As of 2001 India census, Pauni had a population of 26250. Males 51% of the population and females 49%. Pauni has an average literacy rate of 71%, higher than the national average of 59.5%: male literacy is 80%, and female literacy is 63%. In Pauni, 12% of the population is under 6 years of age. It was the ancient Buddhist city. Many pilgrims have been found near and in the Pauni.

The river Wainganga flows on the northern side of the town. Number of bathing ghats viz. Diwan Ghat, Ghode Ghat, Vajreshwat Ghat, Hatti Ghat etc. are constructed along the river bank. Some of these ghats are still in good condition. There is renumber of small lakes along the fort wall. It appears that there are remains of what once was the water barrier which served the purpose of defending the town from the invaders.

There are about 150 temples scattered all over the town. Pauni has therefore been described as temple town. The important temples are The Great Goddess Bhangaram Mata Twemple, the Dattatraya temples in Vitthal Gujari, the Nilkanth temple, Panchmukhi Ganesh temple, the Chandakai temple, Murlidhar temple, the Vaijeshwar temple,Dhobi Talav Maruti Temple and Ram temple. The entire existing town is located on remains of ancient settlement. Number of ring walls constructed of bricks or by placing earthen pots over one another can be seen at several places in Pauni. These were used for the purpose of draining the sewer.

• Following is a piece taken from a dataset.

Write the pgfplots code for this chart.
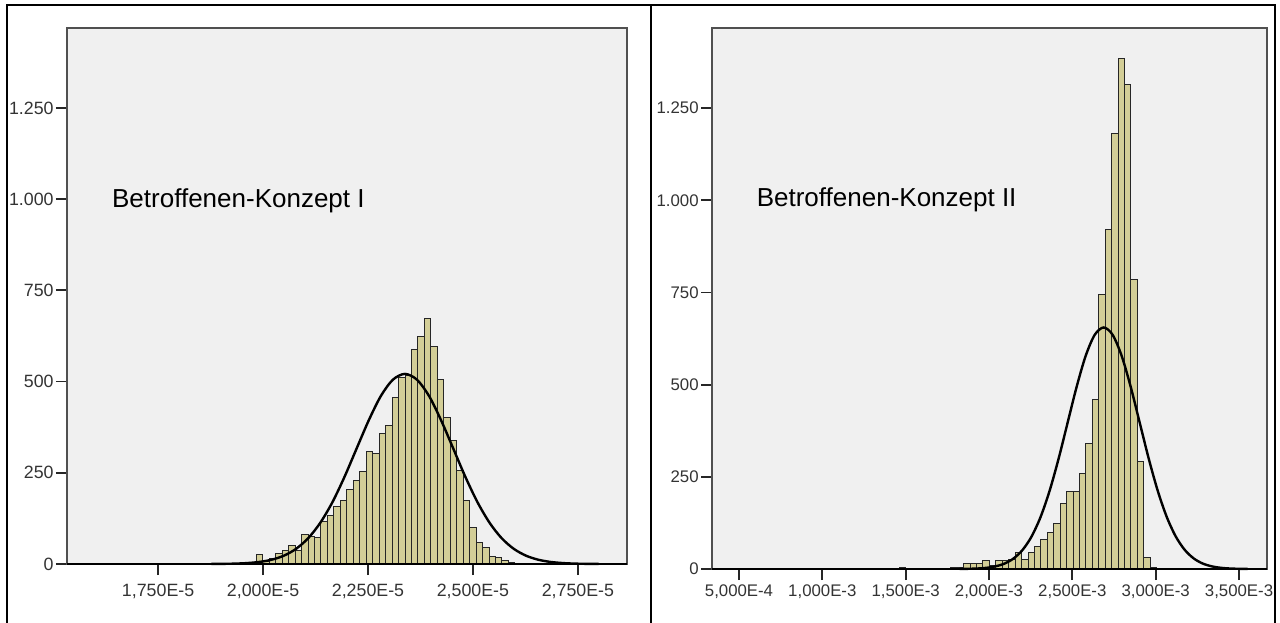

| Year | Male | Female | Total Population | Change | Religion (%) |  |  |  |  |  |  |  |
| Hindu | Muslim | Christian | Sikhs | Buddhist | Jain | Other religions and persuasions | Religion not stated |
| 2001 | 11497 | 11090 | 22587 | - | 82.942 | 7.106 | 0.066 | 0.124 | 9.590 | 0.009 | 0.142 | 0.022 |
| 2011 | 11514 | 11307 | 22821 | 0.010 | 81.960 | 7.256 | 0.066 | 0.127 | 10.118 | 0.018 | 0.259 | 0.197 |

==Transportation==
It is connected to the cities of Bhandara, Nagpur, Chandrapur, Gadchilroli via State and National Highways. Pauni is situated on National Highway 247. Pauni is not far from National Highway 53, It is hardly 45 km from NH 53. It has nearest railway station at Pauni Road at Amman railway station which goes from Nagpur to Nagbhid.